1. Help
This file describes how to use the items in the input form.
1.1. Input data
- Template(s): Paste one or more template structures with sequence(s) in FASTA format and structure(s) in dot-bracket format.
- Template(s) file: Provide a file with one or more template structures with sequences in FASTA format and structure in dot-bracket format.
If both inputs are used, the templates in the file are attached to the pasted templates.
- Query sequence(s): Paste sequence(s) in FASTA format, for which structures will be predicted.
For single sequences, the FASTA header can be omitted.
- Query sequence(s) file: Provide a file with sequences in FASTA format, for which structures will be predicted.
If both inputs are used, the sequences in the file are attached to the the pasted sequences.
1.2. Parameters
- Use all templates: Check this option when multiple templates are pasted to predict structure of each query sequence using each template.
E.g., if 3 templates are used, each query sequence will have 3 structures predicted by the 3 templates.
Note, that if the templates are different structures, the predicted query structures will differ.
If this option is not checked when multiple templates are pasted, structures are predicted using the most similar template for each query sequence.
The most similar template is identified based on sequence similarity between templates and query sequences.
- Hairpin threshold; stem threshold:
Choose the thresholds of the percentage of incorrect base pairs in the individual hairpins and stems of the predicted structure formed during copying of the template structure into the predicted structure due to low evolutionary conservation.
Hairpins and stems are predicted de novo, if their percentage is higher than the thresholds.
If the thresholds are 0%, the copied hairpins and stems can not include any incorrect base pair, otherwise are predicted de novo.
Therefore only the perfectly copied hairpins and stems, i.e. those that are evolutionarily conserved and identical between the template structure and the predicted structure, will not be predicted de novo.
If the thresholds are 100%, no copied hairpin and/or stem, respectively, will be predicted de novo, as they can contain 100% of incorrect base pairs.
The predicted structure then will consist entirely of the base pairs copied from the template structure.
For details, please, refer Panek et al. (2017).
The default value of the thresholds is 30% for hairpins and 20% for stems.
- Compute z-score: Choose if z-scores of the predicted structures should be generated from either 10 or 100 random structures.

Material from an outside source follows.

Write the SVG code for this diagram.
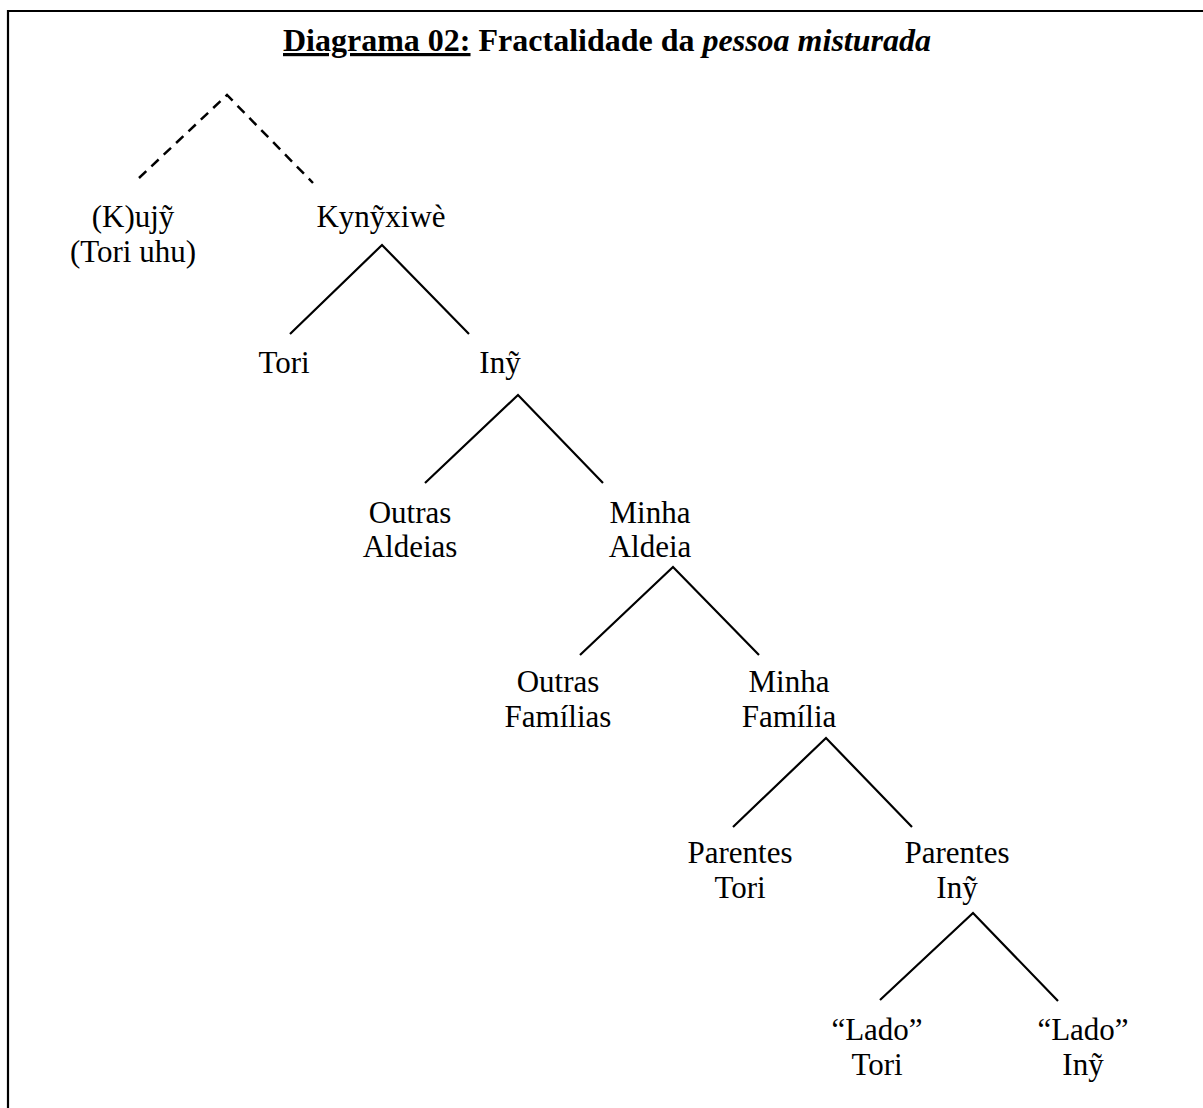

z-score reports a biological reliability of the predicted structures based on bootstrapping with a sample of structures generated from randomly shuffled query sequences.
Reliable structures have z-scores ≥ 2.
For details, please, refer Panek et al. (2017) and
https://en.wikipedia.org/wiki/Standard_score.
Computing with 100 random structures can be slow for long RNA sequences, but gives better estimates of z-scores than computing with 10 random structures.
Nevertheless, z-scores estimated from 10 random structures are exact enough for most RNA structures.
1.3. Warnings and error messages
If unsupported characters occur in either input sequences or structures, warnings or error messages are displayed prior the prediction.
- Warnings: the actions that cause a warning is issued do not stop the prediction.
The cause of warning is corrected and prediction goes on.
The causes are:
- Unsupported characters in sequences and structure records.
They are removed and if their removal does not result into different length of sequences and structure records, the prediction goes on.
It is an user responsibility to check upon the warning whether the removal does not damage the input sequence.
The allowed characters in both sequences and structures are defined by both FASTA definition and dot-bracket format.
As pseudoknotted structures are not supported in this version of cpPredict, only ordinary brackets in the structure records are allowed.
- If multiple templates are used and some of them are invalid from the reasons described below (in the Error messages section), but not all, a warning is displayed and the prediction continues with the remaining templates.
- Error messages: the actions, which cause an error message is issued, stop the prediction, as they can not be corrected automatically.
The causes are:
- everything that causes different length of sequences and structure records for templates;
- ambiguous nucleotide characters are not allowed in the template sequence (though they are allowed by FASTA definition) from technical reasons;
- unclosed bracket in the template structure.
1.4. Nucleotide substitutions in input data
Ambiguous nucleotide characters (R, Y, K, M, S, W, B, D, H, V, N) are substituted by the most probable nucleotide according to the whole sequence context.
A message entitled "Substitutions" is displayed in the results that shows the substituted nucleotides.